VMware Log Insight - Upgrade from 8.1.0 to 8.1.1 and corrupted RPM db
The initial idea of this post was to do a quick walkthrough of the upgrade of VMware Log Insight from 8.1.0 to 8.1.1, however the upgrade gone sideways and I ended up troubleshooting and fixing an issue with the RPM db of the appliance.
After some digging, seems that the issue could happen in any of the CentOS, RHEL, or SUSE based appliances, since it is related to the RPM package management db being corrupted.
Starting the Upgrade
The VMware Log Insight upgrade process is pretty straight forward
- Login to the UI with a user with Admin privileges
- Go to Administration -> Cluster
- Click Upgrade Cluster
- Select the desired .pak file and wait…
OOOPPPPSSSS…. Something went wrong
Once the upgrade progress bar filled up completely and when I expected to be ready to start playing around with the new VMware Log Insight version, I was awarded with this error.
The error is pretty descriptive and potentially a bit overwhelming to some extent. However, when we start looking into it there are some hints giving some direction on the troubleshoot.
Failed to upgrade: Failed to read installed version: error: rpmdb: BDB0113 Thread/process 4858/139939578443968 failed: BDB1507 Thread died in Berkeley DB library error: db5 error(-30973) from dbenv->failchk: BDB0087 DB_RUNRECOVERY: Fatal error, run database recovery error: cannot open Packages index using db5 - (-30973) error: cannot open Packages database in /var/lib/rpm error: rpmdb: BDB0113 Thread/process 4858/139939578443968 failed: BDB1507 Thread died in Berkeley DB library error: db5 error(-30973) from dbenv->failchk: BDB0087 DB_RUNRECOVERY: Fatal error, run database recovery error: cannot open Packages index using db5 - (-30973) error: cannot open Packages database in /var/lib/rpm
The error information seems to be pointing out to an issue/corruption with the RPM database that it is stopping the upgrade to finish successfully.
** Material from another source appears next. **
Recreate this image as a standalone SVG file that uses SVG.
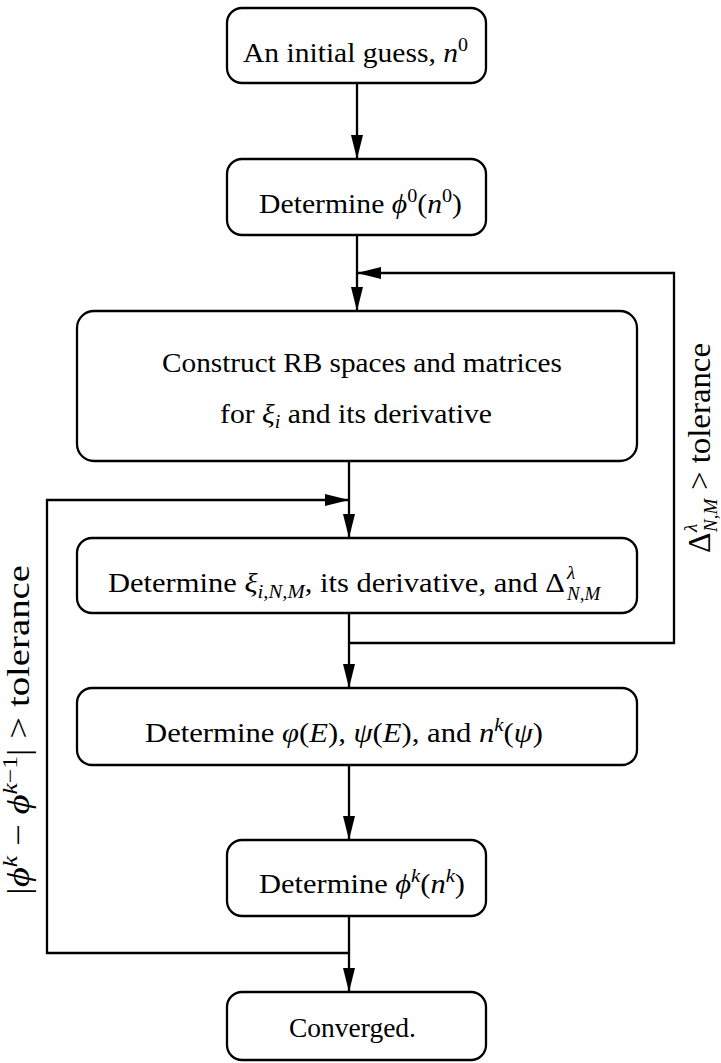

I did not dig into the real reason why this got to this state, however I cannot say that is the most Production Ready environment. But lets fix it since the plan is to upgrade the VMware Log Insight 8.1.0 from 8.1.1.
Solution
So we need to recover the RPM database using the following steps.
- Taking a snapshot of the VM just to have a quick rollback if needed
-
First lets login to the VMware Log Insight console using the root user
-
Making a backup of /var/lib/rpm files, before we start
mkdir /var/lib/rpm/backup cp -a /var/lib/rpm/__db.* /var/lib/rpm/backup/
-
Remove the existing database files to avoid stale locks
rm -f /var/lib/rpm/__db.* rpm --quiet -qa
-
Rebuild the RPM database
rpm --rebuilddb yum clean all
And we are ready to try to upgrade our VMware Log Insight again.
Upgrade - TAKE 2
-
We go back to VMware Log Insight UI.
-
And we wait…
-
Wait… this looks better now…
-
We click Accept after going through the EULA, and we kick off the upgrade process
-
And after waiting for a while the upgrade is successfully done
To tidy up, we can get rid of the VM Snapshot that was done before we started and the backup folder that we made.
Conclusion
In this case, we are just upgrading a single node VMware Log Insight, however I suspect that would be a similar process for a clustered deployment, with the same steps in each of the nodes, since the upgrade process of a cluster will upgrade all the nodes.
While searching for a solution I found a similar issue documented for VMware AppDefense appliances and some of steps, or probably all, were taken from it, so the issue seems to affect potentially any of the appliances with a CentOS, RHEL, or SUSE platform.